MURFREESBORO, Tenn. (ABP) – Keith Beene, the 40-year-old administrator of a professional society for Baptist communications professionals, died unexpectedly in the early hours of Nov. 16, according to the group's president.
David Winfrey, president of the Baptist Communicators Association, said on the afternoon of Nov. 16 that he was still waiting to hear the cause of death.
Beene's widow, Ellen, said he simply “didn't wake up this morning,” Winfrey wrote, in an e-mail to his fellow Baptist Communicators Association officers. Winfrey, a marketing consultant in Louisville, Ky., and former news editor for Kentucky Baptists' Western Recorder newspaper, encouraged his colleagues to pray for Ellen Beene and their two young children.
Keith Beene worked part-time, as the association's only paid employee. The body is a professional-development organization for public-relations professionals, journalists, designers and others who do work for Baptist organizations. Beene helped the group maintain its website and mailing lists, arrange a workshop gathering and awards banquet that attracts scores of members annually, administer a scholarship program and arrange other professional-development and networking events for Baptist communicators.

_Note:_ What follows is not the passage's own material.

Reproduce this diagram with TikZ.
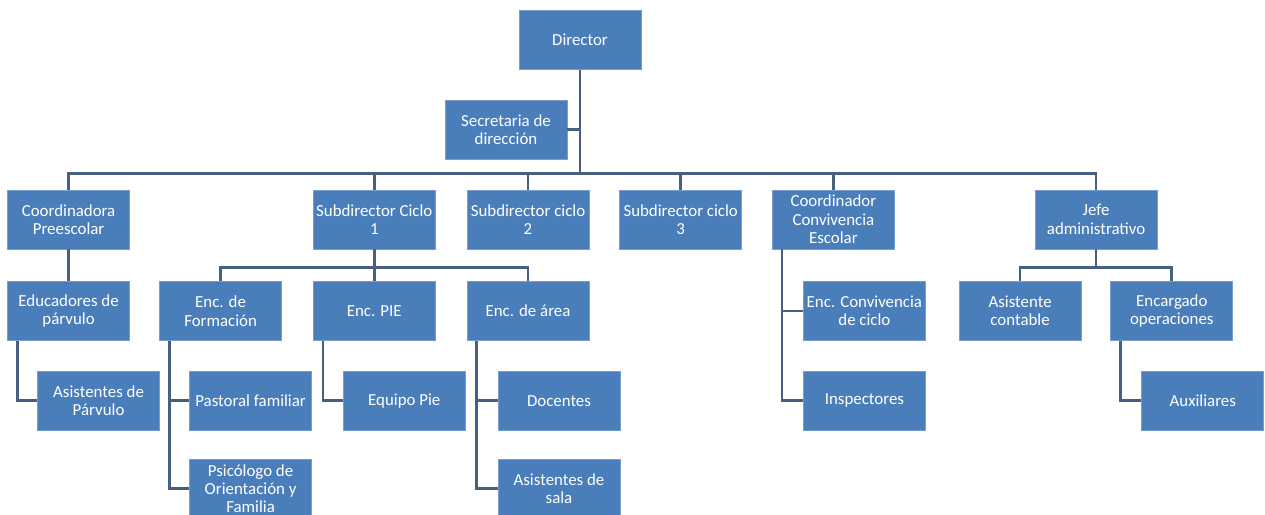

Winfrey said Beene, who officed from his home in Murfreesboro, Tenn., was also a stay-at-home father to the couple's two young children. Ellen Beene is employed by LifeWay Christian Resources of the Southern Baptist Convention, located in nearby Nashville.
“Keith had a servant's heart. Each year, new [BCA] officers didn't have to ‘re-invent the wheel' because he provided both resources and institutional knowledge about BCA. He helped the group operate at its peak capacity,” Winfrey said. “Keith is well-loved by all who worked alongside him, and he will be sorely missed.”
Philip Poole, the director of communications for Samford University in Birmingham, Ala., helped hire Beene and served as the group's president as Beene began his work. He said BCA's only employee moved the group into the 21st century.
“Keith was eager to learn about the organization's structure and operation and was very quick to offer suggestions for how we could improve our association,” Poole said. “He had a very gentle but firm way of prodding me along to make sure things were getting done. Through the years, his tireless efforts made BCA a better organization. Our love and prayers extend to his family during this difficult time.”